Among living pianists whose names are favourably known and deserve ample recognition are—Vincent Adler, Carlo Andreoli, Walter Bache, Carl Bärmann, jun., Heinrich Barth, Oscar Beringer, Ignaz Brüll, Charles Delioux, Mme. Essipoff, Herr Grünfeld, Frits Hartvigsen, Richard Kleinmichel, Ernst Rudorff, Giovanni Sgambati, Franklin Taylor, Marie Wieck, Agnes Zimmermann.

[ P. ]

PIANO MÉCANIQUE. An invention of the late M. Debain of Paris (died 1877), for the mechanical performance of musical compositions upon a pianoforte without disturbing its keyboard, or its capability for manual performance. To manage this the pinned barrel employed in the street pianos and barrel-organs has to give place to a novel and ingenious apparatus invented and adapted to his 'Piano mécanique' by Debain, about thirty years since.
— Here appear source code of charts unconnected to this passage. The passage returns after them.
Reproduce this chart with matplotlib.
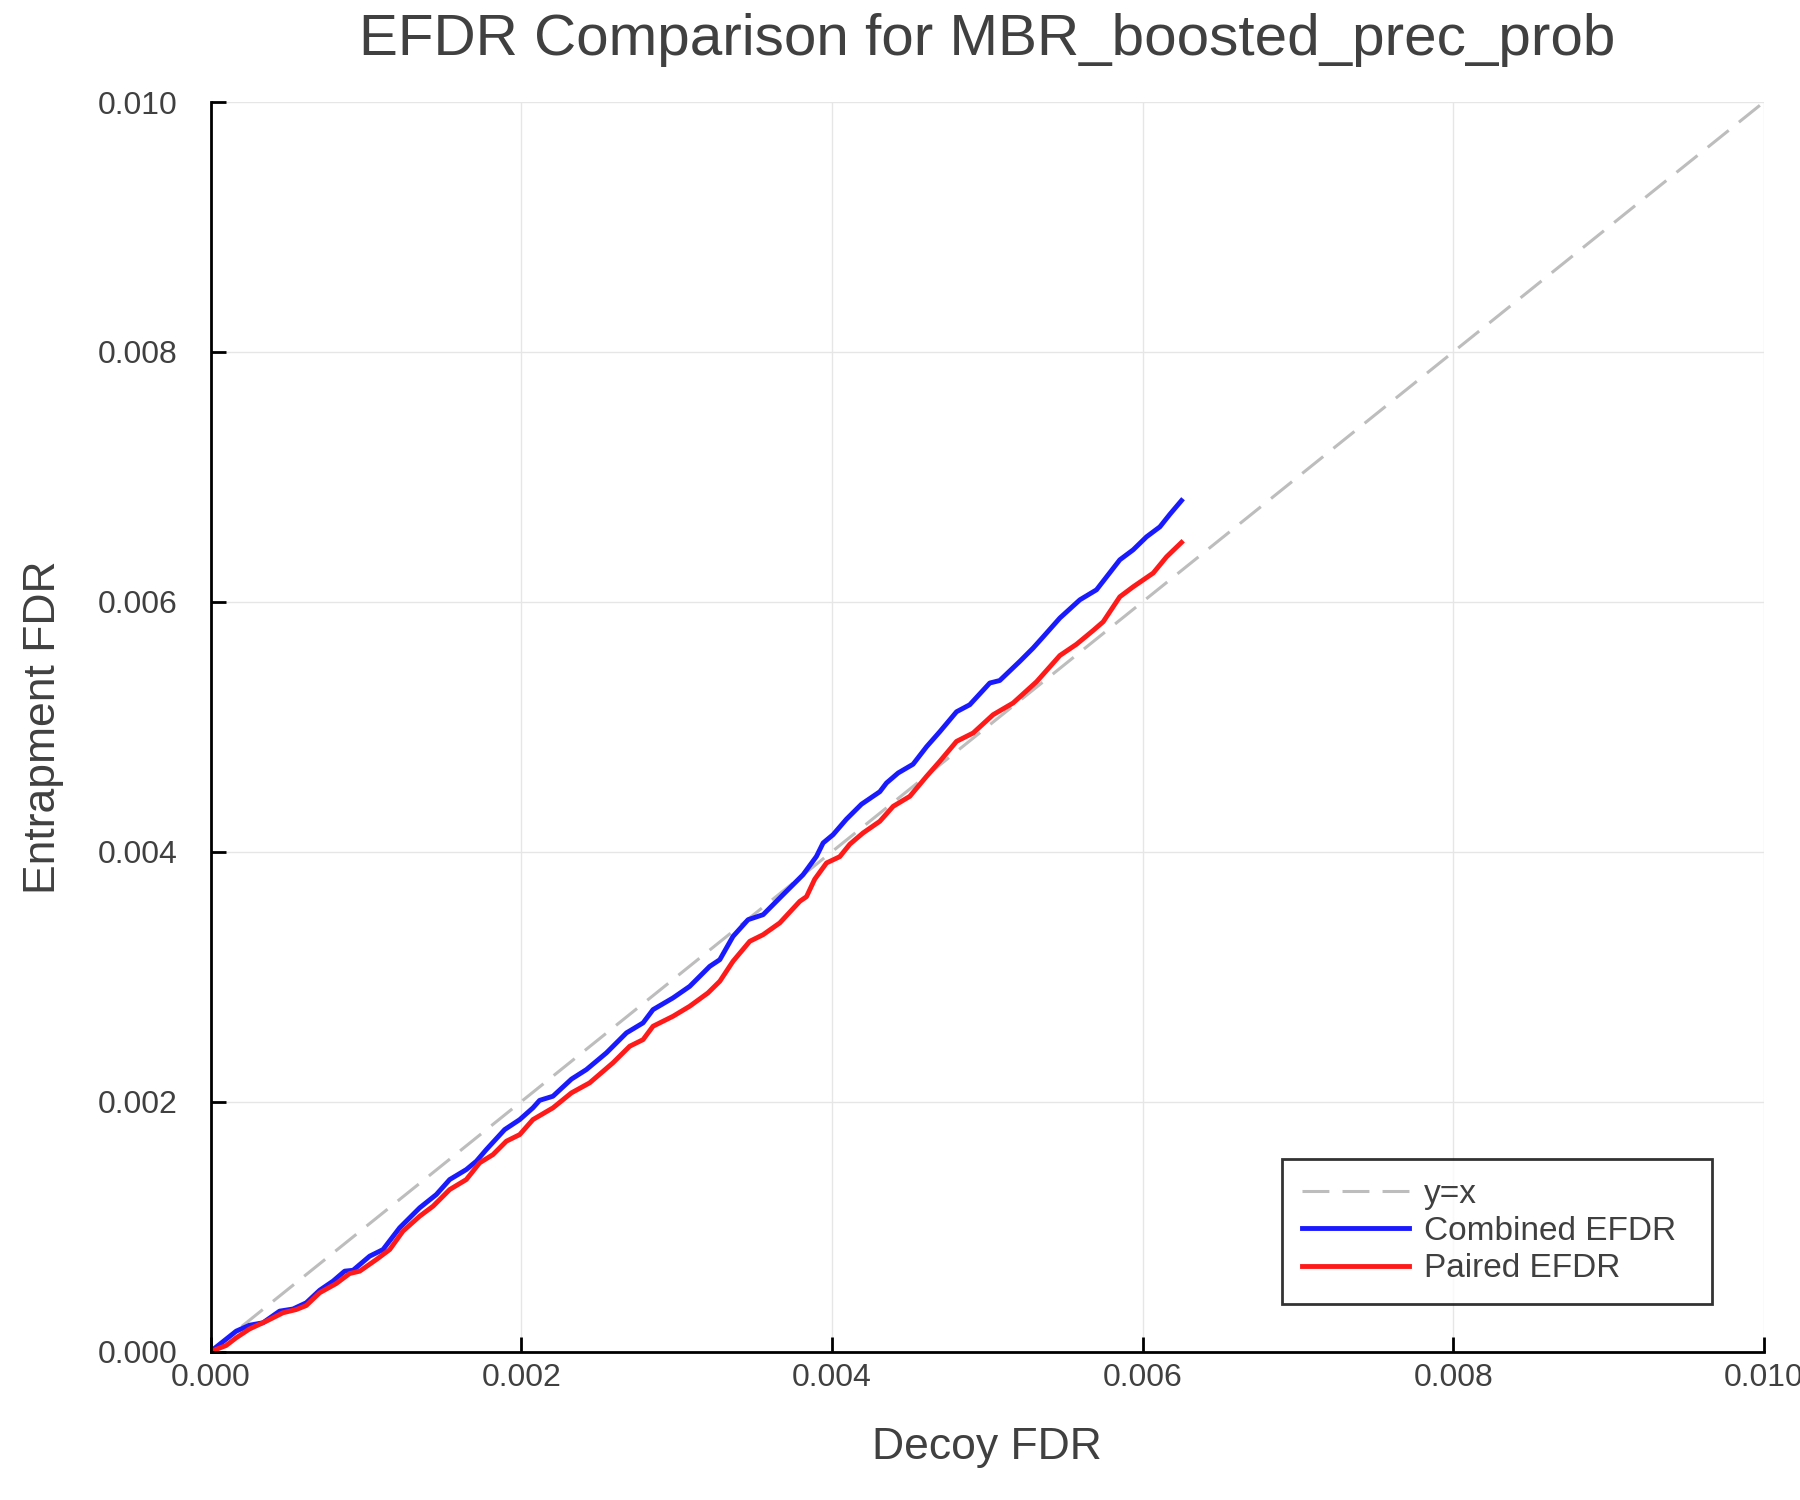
import matplotlib
matplotlib.use("Agg")
import matplotlib.pyplot as plt

# Data
combined_x = [0.0, 0.000165, 0.00025, 0.000337, 0.000444, 0.00053, 0.000616, 0.000702, 0.000788,
              0.000863, 0.000917, 0.001024, 0.00111, 0.001217, 0.001346, 0.001453, 0.001539,
              0.001646, 0.001711, 0.001775, 0.001893, 0.00199, 0.002075, 0.002118, 0.002204,
              0.002323, 0.002419, 0.002548, 0.002677, 0.002784, 0.002848, 0.002977, 0.003084,
              0.003213, 0.003278, 0.003363, 0.00346, 0.003557, 0.003685, 0.003814, 0.0039,
              0.003943, 0.004007, 0.004093, 0.00419, 0.004308, 0.004351, 0.004426, 0.004522,
              0.004609, 0.004694, 0.004802, 0.004887, 0.005016, 0.00508, 0.005209, 0.005295,
              0.00536, 0.005467, 0.005596, 0.005703, 0.005768, 0.005853, 0.005939, 0.006025,
              0.006111, 0.006175, 0.00625]
combined_y = [0.0, 0.000163, 0.00021, 0.00023, 0.000323, 0.00034, 0.00039, 0.00049, 0.000563,
              0.000643, 0.00065, 0.000763, 0.000816, 0.00099, 0.00115, 0.001256, 0.001376,
              0.001456, 0.001523, 0.001616, 0.001776, 0.001856, 0.00195, 0.00201, 0.002043,
              0.00218, 0.002256, 0.00239, 0.00255, 0.00263, 0.002736, 0.00283, 0.002922,
              0.003082, 0.003136, 0.003322, 0.003456, 0.003496, 0.003656, 0.003816, 0.003962,
              0.00407, 0.004136, 0.00426, 0.00438, 0.00448, 0.00455, 0.00463, 0.0047,
              0.00484, 0.00496, 0.00512, 0.005176, 0.00535, 0.00537, 0.005523, 0.00563,
              0.00572, 0.00587, 0.006016, 0.006096, 0.0062, 0.006336, 0.006416, 0.00652,
              0.0066, 0.0067, 0.00681]
paired_x = [0.0, 0.0001, 0.000165, 0.00025, 0.000359, 0.000466, 0.000552, 0.000616, 0.000702,
            0.000809, 0.000895, 0.00096, 0.001067, 0.001153, 0.001238, 0.001346, 0.001432,
            0.001539, 0.001646, 0.001732, 0.001818, 0.001904, 0.00199, 0.002075, 0.002204,
            0.002323, 0.00244, 0.00259, 0.002698, 0.002784, 0.002848, 0.002977, 0.003084,
            0.003202, 0.003278, 0.003363, 0.003471, 0.003557, 0.003664, 0.003793, 0.003836,
            0.003889, 0.003965, 0.00405, 0.004115, 0.0042, 0.004308, 0.004394, 0.004501,
            0.004609, 0.004694, 0.004802, 0.004909, 0.005037, 0.005166, 0.005317, 0.005467,
            0.005574, 0.005681, 0.005746, 0.005853, 0.005939, 0.006068, 0.006154, 0.00625]
paired_y = [0.0, 0.000048, 0.00011, 0.00018, 0.000243, 0.00031, 0.000336, 0.000368, 0.00047,
            0.000544, 0.000624, 0.000643, 0.000736, 0.000816, 0.000963, 0.001083, 0.001163,
            0.001296, 0.001376, 0.00151, 0.001576, 0.001683, 0.001736, 0.001856, 0.00195,
            0.00207, 0.00215, 0.00231, 0.002443, 0.002496, 0.002603, 0.002683, 0.002763,
            0.00287, 0.002963, 0.003123, 0.003283, 0.003336, 0.00343, 0.003603, 0.00364,
            0.00378, 0.00391, 0.00396, 0.00406, 0.00415, 0.004243, 0.004363, 0.004443,
            0.004603, 0.004723, 0.004883, 0.00495, 0.005096, 0.00519, 0.00536, 0.00557,
            0.00566, 0.00577, 0.00584, 0.00604, 0.00612, 0.00623, 0.00636, 0.006475]
diag = [0.0, 0.01]
ticks = [0.0, 0.002, 0.004, 0.006, 0.008, 0.010]
tick_labels = ["0.000", "0.002", "0.004", "0.006", "0.008", "0.010"]

plt.rcParams['font.family'] = ['Liberation Sans', 'DejaVu Sans']
txt = '#404040'

fig = plt.figure(figsize=(18, 15), dpi=100)
ax = fig.add_axes([0.117, 0.099, 0.863, 0.833])

ax.plot(diag, diag, color='#bdbdbd', lw=2.2, ls=(0, (8.8, 4.3)), label='y=x')
ax.plot(combined_x, combined_y, color='#1a1aff', lw=3.5, label='Combined EFDR')
ax.plot(paired_x, paired_y, color='#ff1a1a', lw=3.5, label='Paired EFDR')

ax.set_xlim(0, 0.01)
ax.set_ylim(0, 0.01)
ax.set_xticks(ticks)
ax.set_xticklabels(tick_labels)
ax.set_yticks(ticks)
ax.set_yticklabels(tick_labels)
ax.grid(True, color='#e6e6e6', lw=1.0)
ax.set_axisbelow(True)
for s in ['top', 'right']:
    ax.spines[s].set_visible(False)
for s in ['left', 'bottom']:
    ax.spines[s].set_linewidth(2.0)
    ax.spines[s].set_color('black')
ax.tick_params(direction='in', length=11, width=2, colors='black', labelcolor=txt,
               labelsize=23)
ax.tick_params(axis='x', pad=8)
ax.tick_params(axis='y', pad=24)

ax.set_title('EFDR Comparison for MBR_boosted_prec_prob', fontsize=42, color=txt, pad=34)
ax.set_xlabel('Decoy FDR', fontsize=32, color=txt, labelpad=25)
ax.set_ylabel('Entrapment FDR', fontsize=32, color=txt, labelpad=24)

leg = ax.legend(loc='upper left', bbox_to_anchor=(0.690, 0.034, 0.2764, 0.1204), mode='expand',
                borderaxespad=0, fontsize=24, frameon=True, fancybox=False, edgecolor='black',
                handlelength=3.2, handletextpad=0.45, labelspacing=0.19, borderpad=0.6)
leg.get_frame().set_linewidth(2.0)
for t in leg.get_texts():
    t.set_color(txt)

fig.savefig('out.png', dpi=100, facecolor='white')
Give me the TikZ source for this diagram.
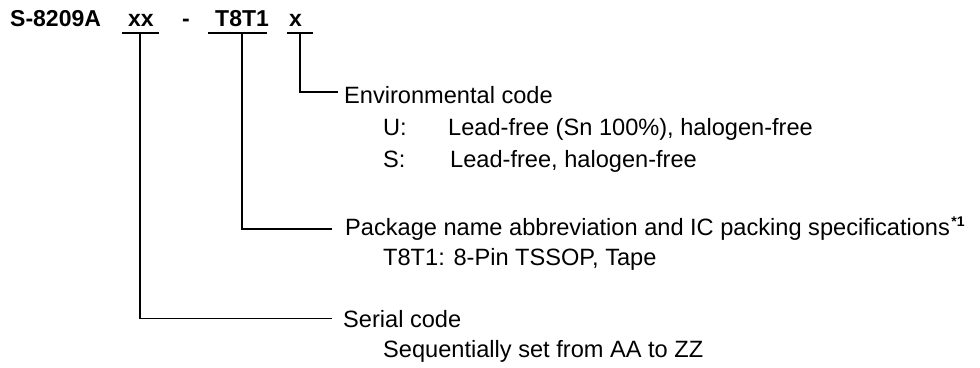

To an ordinary upright piano he supplied a second set of hammers working the reverse way to the ordinary ones, that is, from above. These hammers are set in motion by iron levers, the further ends of which are tempered hard, and project as 'beaks' through a comb of four or five inches long, in which space five octaves of the keyboard are ingeniously compressed. The comb crosses transversely a smooth iron plate fixed along the top of the instrument. 'Planchettes,' or small boards upon which the piece to be played is pinned (as on a barrel), are by simple machinery connected with a handle, made to travel along this plate, the pins doing the work of the fingers upon the levers. The dynamic shades of piano and forte, accent, etc., are produced by varying the height of the pins. In this way a mechanical substitute for expression is obtained. The planchettes may be endless, and are sold by the metre or yard. Perhaps the greatest merit of Debain's invention is that his upper system of hammers has the same 'striking-place' (i.e. measured division of the string for the impact of the hammers) that the keyboard hammers have. This is achieved by moving the latter forward when the mechanical apparatus comes into play. The great defect of the contrivance is the want of damping during performance, but the dampers can be brought down bodily upon the strings by a stop adjacent to the 'beaks' when the playing is over. The additional cost of the planchette mechanism is 25 guineas; it does not disfigure the instrument. When applied by Debain & Co. to the organ or harmonium it is styled 'Antiphonal.'

The mechanical pianos called 'Handle pianos' that are so much used in and about London, come principally from Italy. According to particulars supplied by Messrs. Imhof & Mukle of Oxford Street, London, there are about 400 of these instruments in daily use in the metropolis, ranging in value from £16 to £100. Some are let upon hire by masters who charge from 8s. to 18s. a week for them; but in most instances they are the property of the Italians who take them about, the price having been paid by instalments. These instruments are strongly made, to stand hard work and weather; the felt hammers have leather coating, and there are three, and in the treble often four, strings to each note. The action is of the simplest kind, the pin of the barrel pressing down a crank, which gives the blow; a spring causing the immediate return of the hammer. There are no dampers excepting in a few instances in the lowest bass notes, and no attempt to regulate the pinning of the barrel to produce louder or softer notes. Messrs. Imhof & Mukle make superior mechanical pianos with chromatic scale; the perambulating 'handle-pianos' having at best a diatonic scale, with one or two accidentals.

PIANO-VIOLIN (Fr. Violin Quatuor; Germ. Geigenwerk). Schroeter, the German claimant to the invention of the pianoforte, refers in an autobiographical sketch[1] to a 'Geigenwerk,' that is fiddle-work, from Nuremberg, which partly solved the problem of a keyed instrument capable of more expression than the clavichord; but the trouble of working

  1. See Dr. Oscar Paul's 'Geschichte des Claviers,' Leipzig, 1808.